Close To You – Review

Close To You. Images Johan Persson.
Close To You. Images Johan Persson.

The first time around at the Menier Chocolate Factory it went under the name What’s It All About, now this “musical” has been renamed Close To You and they should really have stuck with the original title.

Because you have to ask yourself: What’s It All About? There is no denying the talent of its cast of seven singer-musicians but there’s nothing to differentiate this show from a regular gig at your local concert venue.

There is no narrative to make this production, which has just opened at London’s Criterion Theatre, a musical in the traditional sense other than performers occasionally ripping up bits of paper.

What we have is a reinterpretation of Burt Bacharach’s extensive body of work by a group of performers who weren’t even born during the American’s heyday.

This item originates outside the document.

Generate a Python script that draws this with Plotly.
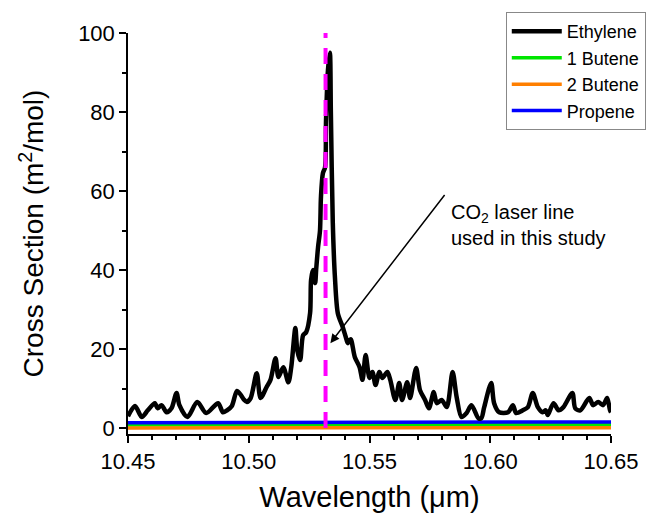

Growing up I remember my parents liking the easy-going charm of a Bacharach standard. He was lumped in the same bracket as Andy Williams, Perry Como and our own Val Doonican and, as such, was decidedly uncool.

Now his work has been rediscovered and reinvented, with the composer’s permission, by Canadian musician and actor Kyle Riabko, for today’s audiences.

They’re mostly still ballads but supported by reggae, rock, a mad jamming moment or blues.

Opening night saw the 87-year-old Bacharach treated like royalty. Accompanied by Sir Tom Jones, he got a ring-side seat for the show and was applauded before and after.

And, to get value for money, the diminutive pensioner was wrapped up and sent out on the streets after the performance, complete with grand piano, to lead the late night Piccadilly Circus passers-by in a rousing rendition of Raindrops Keep Falling On My Head.

Standout moment of the production is Anastacia McCleskey’s powerfully moving version of Don’t Make Me Over.

But the remainder of the performance is dominated by Riabko’s ego-fuelled impression of a rock star, complete with crazy, head-banging, guitar solos.

Brett Banakis and Christine Jones’ bizarre set sees the walls covered in more rugs than you’d find in John Lewis and sofas suspended in midair. I’m not sure why.

Close To You: Bacharach Reimagined is what it says and, as such, really only for fans of his music.

Playing at The Criterion until January 10.

Review Rating
  • Close To You


Burt Bacharach’s back catalogue is reinvented for a directed concert featuring a talented seven-strong cast, but a musical it ain’t.